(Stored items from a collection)
* * * * * * * * *

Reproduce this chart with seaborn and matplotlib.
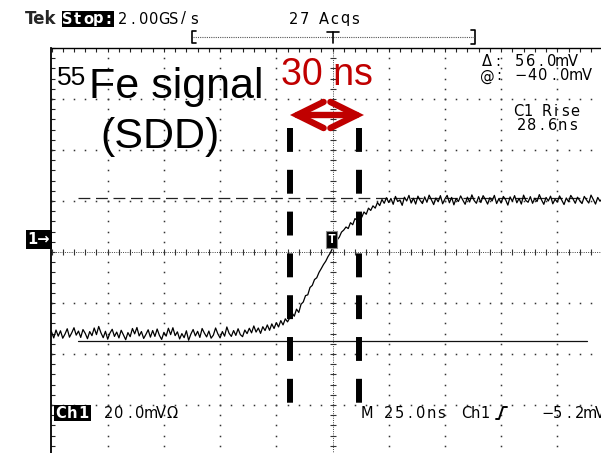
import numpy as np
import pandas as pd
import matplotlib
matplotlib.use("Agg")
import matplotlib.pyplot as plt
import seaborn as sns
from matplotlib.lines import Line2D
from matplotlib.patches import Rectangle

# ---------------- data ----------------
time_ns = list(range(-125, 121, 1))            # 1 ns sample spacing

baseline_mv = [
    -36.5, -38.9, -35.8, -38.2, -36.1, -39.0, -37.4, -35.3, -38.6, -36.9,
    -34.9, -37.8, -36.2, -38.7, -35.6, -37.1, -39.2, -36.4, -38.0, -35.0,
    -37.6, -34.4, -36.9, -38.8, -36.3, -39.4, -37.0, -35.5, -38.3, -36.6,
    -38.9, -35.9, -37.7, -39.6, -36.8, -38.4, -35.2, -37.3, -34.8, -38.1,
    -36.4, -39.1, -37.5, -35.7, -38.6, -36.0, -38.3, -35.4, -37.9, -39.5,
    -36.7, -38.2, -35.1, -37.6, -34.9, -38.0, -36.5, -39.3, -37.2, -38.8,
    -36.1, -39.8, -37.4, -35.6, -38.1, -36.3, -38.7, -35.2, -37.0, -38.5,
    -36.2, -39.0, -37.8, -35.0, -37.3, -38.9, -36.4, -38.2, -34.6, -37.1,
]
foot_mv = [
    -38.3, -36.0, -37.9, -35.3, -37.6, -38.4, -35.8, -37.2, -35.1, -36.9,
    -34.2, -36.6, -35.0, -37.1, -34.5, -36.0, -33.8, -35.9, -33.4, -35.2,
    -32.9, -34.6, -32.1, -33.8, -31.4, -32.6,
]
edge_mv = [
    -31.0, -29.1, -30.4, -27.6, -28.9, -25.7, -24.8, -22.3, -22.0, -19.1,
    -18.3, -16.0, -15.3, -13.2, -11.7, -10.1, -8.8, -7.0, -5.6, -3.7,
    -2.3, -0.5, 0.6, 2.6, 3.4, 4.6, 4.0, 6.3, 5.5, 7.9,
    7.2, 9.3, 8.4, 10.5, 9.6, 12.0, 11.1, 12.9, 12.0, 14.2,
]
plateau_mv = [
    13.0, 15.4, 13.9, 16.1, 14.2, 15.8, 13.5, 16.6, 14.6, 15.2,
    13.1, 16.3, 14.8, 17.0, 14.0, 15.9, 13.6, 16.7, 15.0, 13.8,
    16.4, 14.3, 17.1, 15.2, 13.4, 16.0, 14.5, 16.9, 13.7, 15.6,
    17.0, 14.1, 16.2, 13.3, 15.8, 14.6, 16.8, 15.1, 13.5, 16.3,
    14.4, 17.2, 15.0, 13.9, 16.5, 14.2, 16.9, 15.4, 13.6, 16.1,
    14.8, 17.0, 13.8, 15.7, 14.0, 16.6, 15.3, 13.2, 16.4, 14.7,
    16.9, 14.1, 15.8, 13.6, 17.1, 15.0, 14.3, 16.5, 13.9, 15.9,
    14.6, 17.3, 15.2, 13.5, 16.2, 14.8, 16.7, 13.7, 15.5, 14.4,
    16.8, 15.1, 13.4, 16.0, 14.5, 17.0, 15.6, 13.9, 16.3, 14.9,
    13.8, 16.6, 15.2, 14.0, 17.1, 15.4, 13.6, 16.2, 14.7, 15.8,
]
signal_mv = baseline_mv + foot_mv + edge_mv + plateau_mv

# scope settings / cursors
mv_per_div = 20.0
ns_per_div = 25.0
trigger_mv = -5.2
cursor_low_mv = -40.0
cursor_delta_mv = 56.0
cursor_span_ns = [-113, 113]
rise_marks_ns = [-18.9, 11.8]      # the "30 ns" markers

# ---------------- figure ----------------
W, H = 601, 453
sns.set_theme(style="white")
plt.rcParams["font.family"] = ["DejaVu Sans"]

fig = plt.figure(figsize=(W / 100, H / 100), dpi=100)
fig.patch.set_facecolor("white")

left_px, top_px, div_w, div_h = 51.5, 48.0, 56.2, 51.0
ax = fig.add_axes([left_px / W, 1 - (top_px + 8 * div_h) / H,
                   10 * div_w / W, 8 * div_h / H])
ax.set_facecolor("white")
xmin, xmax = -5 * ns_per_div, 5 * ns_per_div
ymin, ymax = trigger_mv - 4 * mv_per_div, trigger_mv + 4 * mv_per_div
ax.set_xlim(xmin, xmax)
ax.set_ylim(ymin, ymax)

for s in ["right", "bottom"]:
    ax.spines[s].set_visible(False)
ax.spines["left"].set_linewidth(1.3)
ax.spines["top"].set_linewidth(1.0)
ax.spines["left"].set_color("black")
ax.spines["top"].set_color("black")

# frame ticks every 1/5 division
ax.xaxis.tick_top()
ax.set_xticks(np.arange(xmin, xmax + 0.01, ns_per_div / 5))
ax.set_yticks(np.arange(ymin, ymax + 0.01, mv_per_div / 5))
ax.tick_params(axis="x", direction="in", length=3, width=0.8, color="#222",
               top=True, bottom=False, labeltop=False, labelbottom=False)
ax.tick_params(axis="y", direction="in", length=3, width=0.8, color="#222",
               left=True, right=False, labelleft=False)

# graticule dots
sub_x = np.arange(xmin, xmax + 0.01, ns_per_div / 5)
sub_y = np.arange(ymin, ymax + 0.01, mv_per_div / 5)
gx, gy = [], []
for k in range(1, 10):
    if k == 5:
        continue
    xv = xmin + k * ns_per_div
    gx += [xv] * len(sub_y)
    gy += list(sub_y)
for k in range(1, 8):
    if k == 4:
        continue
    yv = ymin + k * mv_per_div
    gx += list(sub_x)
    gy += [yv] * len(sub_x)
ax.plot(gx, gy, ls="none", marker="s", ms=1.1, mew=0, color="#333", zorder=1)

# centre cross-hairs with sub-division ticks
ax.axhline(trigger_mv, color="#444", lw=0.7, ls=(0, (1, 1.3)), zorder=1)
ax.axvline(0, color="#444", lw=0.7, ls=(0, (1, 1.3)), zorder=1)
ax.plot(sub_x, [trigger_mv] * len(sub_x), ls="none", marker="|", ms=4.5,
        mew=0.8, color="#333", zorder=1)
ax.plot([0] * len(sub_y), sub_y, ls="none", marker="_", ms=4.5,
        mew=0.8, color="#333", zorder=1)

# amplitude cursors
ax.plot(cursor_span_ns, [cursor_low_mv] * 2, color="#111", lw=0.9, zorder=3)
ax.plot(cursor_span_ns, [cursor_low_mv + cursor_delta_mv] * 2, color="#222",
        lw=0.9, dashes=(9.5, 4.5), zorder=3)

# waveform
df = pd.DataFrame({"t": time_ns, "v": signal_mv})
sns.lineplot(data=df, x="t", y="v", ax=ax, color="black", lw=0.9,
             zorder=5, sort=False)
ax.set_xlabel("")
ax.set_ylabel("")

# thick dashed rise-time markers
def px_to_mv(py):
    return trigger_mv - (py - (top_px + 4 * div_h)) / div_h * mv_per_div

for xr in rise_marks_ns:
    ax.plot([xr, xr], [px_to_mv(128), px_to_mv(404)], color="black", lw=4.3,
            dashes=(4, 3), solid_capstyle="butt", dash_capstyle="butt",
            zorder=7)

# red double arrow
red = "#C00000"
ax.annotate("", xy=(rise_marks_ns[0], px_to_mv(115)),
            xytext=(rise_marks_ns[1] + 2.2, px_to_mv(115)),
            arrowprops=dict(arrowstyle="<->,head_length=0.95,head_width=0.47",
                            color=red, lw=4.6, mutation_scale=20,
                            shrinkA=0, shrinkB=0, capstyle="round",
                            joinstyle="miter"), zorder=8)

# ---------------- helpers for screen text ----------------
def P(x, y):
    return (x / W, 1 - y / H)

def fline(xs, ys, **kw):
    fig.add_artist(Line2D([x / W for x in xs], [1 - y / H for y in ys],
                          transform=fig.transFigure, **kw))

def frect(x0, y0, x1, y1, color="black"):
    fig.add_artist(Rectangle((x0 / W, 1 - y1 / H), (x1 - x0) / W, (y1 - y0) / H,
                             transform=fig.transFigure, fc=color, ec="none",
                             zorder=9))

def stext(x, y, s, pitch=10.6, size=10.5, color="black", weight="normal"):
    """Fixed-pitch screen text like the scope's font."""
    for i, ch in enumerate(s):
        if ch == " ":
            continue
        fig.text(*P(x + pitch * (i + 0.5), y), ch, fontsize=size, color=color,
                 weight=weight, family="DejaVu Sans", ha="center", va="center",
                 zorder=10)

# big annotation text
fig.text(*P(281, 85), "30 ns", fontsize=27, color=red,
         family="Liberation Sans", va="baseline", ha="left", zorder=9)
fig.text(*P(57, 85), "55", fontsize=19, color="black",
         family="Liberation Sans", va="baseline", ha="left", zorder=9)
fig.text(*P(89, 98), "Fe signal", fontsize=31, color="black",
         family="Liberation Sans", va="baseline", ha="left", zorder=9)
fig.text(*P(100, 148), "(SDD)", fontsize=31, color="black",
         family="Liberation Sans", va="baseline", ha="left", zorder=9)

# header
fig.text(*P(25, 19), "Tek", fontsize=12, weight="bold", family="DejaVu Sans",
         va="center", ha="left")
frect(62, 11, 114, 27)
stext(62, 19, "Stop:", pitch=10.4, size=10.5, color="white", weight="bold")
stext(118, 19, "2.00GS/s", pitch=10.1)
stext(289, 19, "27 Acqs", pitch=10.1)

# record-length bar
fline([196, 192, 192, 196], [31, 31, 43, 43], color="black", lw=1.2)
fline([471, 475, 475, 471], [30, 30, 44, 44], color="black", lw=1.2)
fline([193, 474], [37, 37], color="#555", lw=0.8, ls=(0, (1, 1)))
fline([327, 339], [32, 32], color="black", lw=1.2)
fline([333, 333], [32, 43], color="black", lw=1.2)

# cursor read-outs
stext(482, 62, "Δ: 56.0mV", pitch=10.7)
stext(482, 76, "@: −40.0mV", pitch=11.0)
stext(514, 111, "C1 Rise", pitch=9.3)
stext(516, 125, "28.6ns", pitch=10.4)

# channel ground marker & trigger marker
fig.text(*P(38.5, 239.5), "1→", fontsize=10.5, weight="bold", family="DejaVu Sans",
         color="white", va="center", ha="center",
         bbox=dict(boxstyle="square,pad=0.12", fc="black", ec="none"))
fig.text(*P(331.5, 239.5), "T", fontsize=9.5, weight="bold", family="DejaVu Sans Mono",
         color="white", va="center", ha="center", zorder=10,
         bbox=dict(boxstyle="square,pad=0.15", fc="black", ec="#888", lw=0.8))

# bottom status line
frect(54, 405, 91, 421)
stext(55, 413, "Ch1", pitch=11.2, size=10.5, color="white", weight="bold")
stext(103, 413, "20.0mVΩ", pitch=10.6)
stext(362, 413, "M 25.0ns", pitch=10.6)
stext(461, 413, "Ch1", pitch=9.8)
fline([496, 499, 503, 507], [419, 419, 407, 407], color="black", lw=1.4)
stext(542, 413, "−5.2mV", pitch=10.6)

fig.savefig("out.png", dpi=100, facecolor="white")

* * * * * * * * *

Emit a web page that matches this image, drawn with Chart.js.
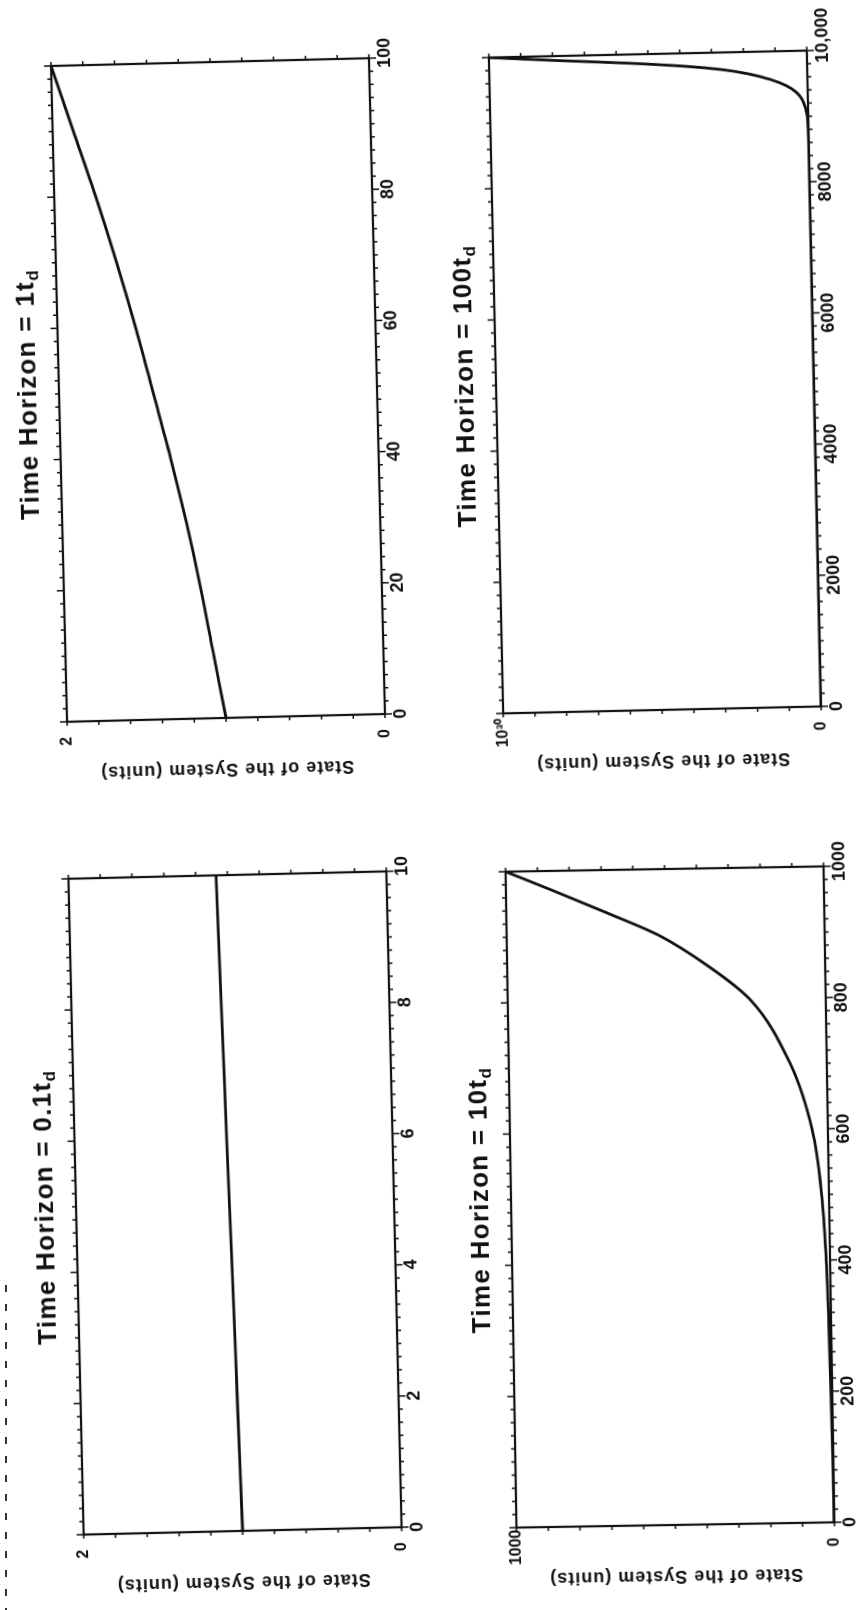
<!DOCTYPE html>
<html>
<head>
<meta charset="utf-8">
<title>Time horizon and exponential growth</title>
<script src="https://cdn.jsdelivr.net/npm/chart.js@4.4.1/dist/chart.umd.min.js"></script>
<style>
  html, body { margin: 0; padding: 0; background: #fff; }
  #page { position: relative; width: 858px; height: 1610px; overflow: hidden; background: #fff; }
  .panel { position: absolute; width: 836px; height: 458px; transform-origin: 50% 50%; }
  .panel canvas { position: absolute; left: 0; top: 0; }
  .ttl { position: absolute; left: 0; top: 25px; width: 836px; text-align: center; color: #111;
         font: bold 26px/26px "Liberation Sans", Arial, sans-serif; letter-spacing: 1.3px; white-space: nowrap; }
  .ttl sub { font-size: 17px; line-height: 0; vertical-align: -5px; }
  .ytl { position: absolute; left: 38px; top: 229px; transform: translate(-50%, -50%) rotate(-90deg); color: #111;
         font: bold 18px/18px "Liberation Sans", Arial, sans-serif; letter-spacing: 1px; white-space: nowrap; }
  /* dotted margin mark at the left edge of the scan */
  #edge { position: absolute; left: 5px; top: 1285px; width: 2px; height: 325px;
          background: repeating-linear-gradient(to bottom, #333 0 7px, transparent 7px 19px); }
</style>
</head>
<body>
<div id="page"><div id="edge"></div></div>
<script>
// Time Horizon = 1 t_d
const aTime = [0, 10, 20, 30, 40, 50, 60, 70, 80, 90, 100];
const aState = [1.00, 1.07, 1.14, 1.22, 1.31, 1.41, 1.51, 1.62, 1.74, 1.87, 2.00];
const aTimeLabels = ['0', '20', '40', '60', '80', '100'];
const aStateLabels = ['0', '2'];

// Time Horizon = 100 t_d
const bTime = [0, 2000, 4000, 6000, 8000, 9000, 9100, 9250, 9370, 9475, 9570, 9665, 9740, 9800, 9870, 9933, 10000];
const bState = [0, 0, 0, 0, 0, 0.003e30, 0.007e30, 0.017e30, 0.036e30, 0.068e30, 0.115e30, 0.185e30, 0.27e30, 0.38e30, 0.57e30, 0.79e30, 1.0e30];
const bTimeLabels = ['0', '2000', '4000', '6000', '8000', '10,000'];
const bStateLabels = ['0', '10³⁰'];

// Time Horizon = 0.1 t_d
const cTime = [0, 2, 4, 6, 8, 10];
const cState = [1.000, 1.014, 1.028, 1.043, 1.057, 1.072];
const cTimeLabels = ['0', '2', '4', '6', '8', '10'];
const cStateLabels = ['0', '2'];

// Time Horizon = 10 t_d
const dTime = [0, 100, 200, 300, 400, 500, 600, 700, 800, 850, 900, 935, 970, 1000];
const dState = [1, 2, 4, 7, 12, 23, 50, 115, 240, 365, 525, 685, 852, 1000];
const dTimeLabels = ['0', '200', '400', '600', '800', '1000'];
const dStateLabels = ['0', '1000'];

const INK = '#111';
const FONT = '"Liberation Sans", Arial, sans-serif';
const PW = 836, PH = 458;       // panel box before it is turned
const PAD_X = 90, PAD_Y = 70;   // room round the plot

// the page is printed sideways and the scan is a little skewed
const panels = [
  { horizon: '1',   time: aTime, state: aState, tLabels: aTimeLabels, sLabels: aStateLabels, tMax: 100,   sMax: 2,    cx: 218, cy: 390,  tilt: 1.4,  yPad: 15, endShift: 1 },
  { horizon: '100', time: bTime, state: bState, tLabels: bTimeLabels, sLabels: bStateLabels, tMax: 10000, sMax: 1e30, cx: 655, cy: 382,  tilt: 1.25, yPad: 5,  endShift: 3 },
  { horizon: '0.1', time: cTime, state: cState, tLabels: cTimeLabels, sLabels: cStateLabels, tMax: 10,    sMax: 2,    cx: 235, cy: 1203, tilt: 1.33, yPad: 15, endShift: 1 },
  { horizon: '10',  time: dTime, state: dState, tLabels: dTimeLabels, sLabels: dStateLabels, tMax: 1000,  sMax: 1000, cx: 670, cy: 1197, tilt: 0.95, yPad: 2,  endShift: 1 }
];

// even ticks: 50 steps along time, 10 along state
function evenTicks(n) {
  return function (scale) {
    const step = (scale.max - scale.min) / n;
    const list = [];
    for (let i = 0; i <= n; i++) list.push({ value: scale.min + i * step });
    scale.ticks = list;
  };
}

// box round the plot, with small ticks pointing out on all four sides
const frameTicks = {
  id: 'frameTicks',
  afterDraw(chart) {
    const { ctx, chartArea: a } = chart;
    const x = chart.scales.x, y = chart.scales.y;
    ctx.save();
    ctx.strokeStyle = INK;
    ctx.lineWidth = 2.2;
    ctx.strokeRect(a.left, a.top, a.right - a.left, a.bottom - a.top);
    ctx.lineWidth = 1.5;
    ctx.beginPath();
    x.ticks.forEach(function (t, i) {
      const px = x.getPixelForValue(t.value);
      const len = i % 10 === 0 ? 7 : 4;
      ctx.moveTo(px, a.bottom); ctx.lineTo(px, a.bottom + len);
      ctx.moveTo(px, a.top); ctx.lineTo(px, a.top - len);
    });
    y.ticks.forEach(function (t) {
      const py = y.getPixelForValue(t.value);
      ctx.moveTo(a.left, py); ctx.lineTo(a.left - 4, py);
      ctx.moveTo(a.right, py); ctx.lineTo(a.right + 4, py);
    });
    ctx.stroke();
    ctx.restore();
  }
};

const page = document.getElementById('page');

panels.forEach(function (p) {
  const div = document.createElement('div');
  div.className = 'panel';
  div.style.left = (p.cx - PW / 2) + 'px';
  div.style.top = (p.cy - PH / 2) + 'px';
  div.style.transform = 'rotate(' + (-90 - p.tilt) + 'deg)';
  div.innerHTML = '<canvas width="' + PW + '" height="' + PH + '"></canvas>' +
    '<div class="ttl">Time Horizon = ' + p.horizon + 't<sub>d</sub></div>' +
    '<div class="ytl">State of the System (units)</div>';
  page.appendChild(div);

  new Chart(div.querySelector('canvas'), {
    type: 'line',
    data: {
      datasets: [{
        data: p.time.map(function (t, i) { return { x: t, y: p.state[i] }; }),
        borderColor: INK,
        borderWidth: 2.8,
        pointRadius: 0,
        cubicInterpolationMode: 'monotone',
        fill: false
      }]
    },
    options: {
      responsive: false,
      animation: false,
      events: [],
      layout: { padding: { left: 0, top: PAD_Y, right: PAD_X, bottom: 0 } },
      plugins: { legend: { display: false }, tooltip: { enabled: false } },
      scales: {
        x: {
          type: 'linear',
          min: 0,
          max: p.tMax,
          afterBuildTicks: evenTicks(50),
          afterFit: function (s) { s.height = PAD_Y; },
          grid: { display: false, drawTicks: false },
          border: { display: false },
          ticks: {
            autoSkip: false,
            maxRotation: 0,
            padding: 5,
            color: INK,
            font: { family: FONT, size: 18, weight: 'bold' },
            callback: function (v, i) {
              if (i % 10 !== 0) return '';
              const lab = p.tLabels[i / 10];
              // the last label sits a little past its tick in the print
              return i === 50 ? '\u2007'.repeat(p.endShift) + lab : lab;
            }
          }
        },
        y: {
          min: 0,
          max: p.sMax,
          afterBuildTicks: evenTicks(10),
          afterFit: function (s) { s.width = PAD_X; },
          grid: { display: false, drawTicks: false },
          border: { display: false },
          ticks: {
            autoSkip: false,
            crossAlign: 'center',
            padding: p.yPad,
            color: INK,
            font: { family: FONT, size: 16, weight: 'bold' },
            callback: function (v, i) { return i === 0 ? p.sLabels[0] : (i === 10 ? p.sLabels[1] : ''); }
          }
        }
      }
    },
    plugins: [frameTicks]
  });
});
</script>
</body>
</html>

* * * * * * * * *

WHAT IS EXPECTED:
Only the lines from the one with "Emit a web page" through the one with "const aStateLabels = ['0', '2'];", both included, go in the copy, exactly as written. Leave the pictures behind.

OUTPUT FOR THIS TASK:
Emit a web page that matches this image, drawn with Chart.js.
<!DOCTYPE html>
<html>
<head>
<meta charset="utf-8">
<title>Time horizon and exponential growth</title>
<script src="https://cdn.jsdelivr.net/npm/chart.js@4.4.1/dist/chart.umd.min.js"></script>
<style>
  html, body { margin: 0; padding: 0; background: #fff; }
  #page { position: relative; width: 858px; height: 1610px; overflow: hidden; background: #fff; }
  .panel { position: absolute; width: 836px; height: 458px; transform-origin: 50% 50%; }
  .panel canvas { position: absolute; left: 0; top: 0; }
  .ttl { position: absolute; left: 0; top: 25px; width: 836px; text-align: center; color: #111;
         font: bold 26px/26px "Liberation Sans", Arial, sans-serif; letter-spacing: 1.3px; white-space: nowrap; }
  .ttl sub { font-size: 17px; line-height: 0; vertical-align: -5px; }
  .ytl { position: absolute; left: 38px; top: 229px; transform: translate(-50%, -50%) rotate(-90deg); color: #111;
         font: bold 18px/18px "Liberation Sans", Arial, sans-serif; letter-spacing: 1px; white-space: nowrap; }
  /* dotted margin mark at the left edge of the scan */
  #edge { position: absolute; left: 5px; top: 1285px; width: 2px; height: 325px;
          background: repeating-linear-gradient(to bottom, #333 0 7px, transparent 7px 19px); }
</style>
</head>
<body>
<div id="page"><div id="edge"></div></div>
<script>
// Time Horizon = 1 t_d
const aTime = [0, 10, 20, 30, 40, 50, 60, 70, 80, 90, 100];
const aState = [1.00, 1.07, 1.14, 1.22, 1.31, 1.41, 1.51, 1.62, 1.74, 1.87, 2.00];
const aTimeLabels = ['0', '20', '40', '60', '80', '100'];
const aStateLabels = ['0', '2'];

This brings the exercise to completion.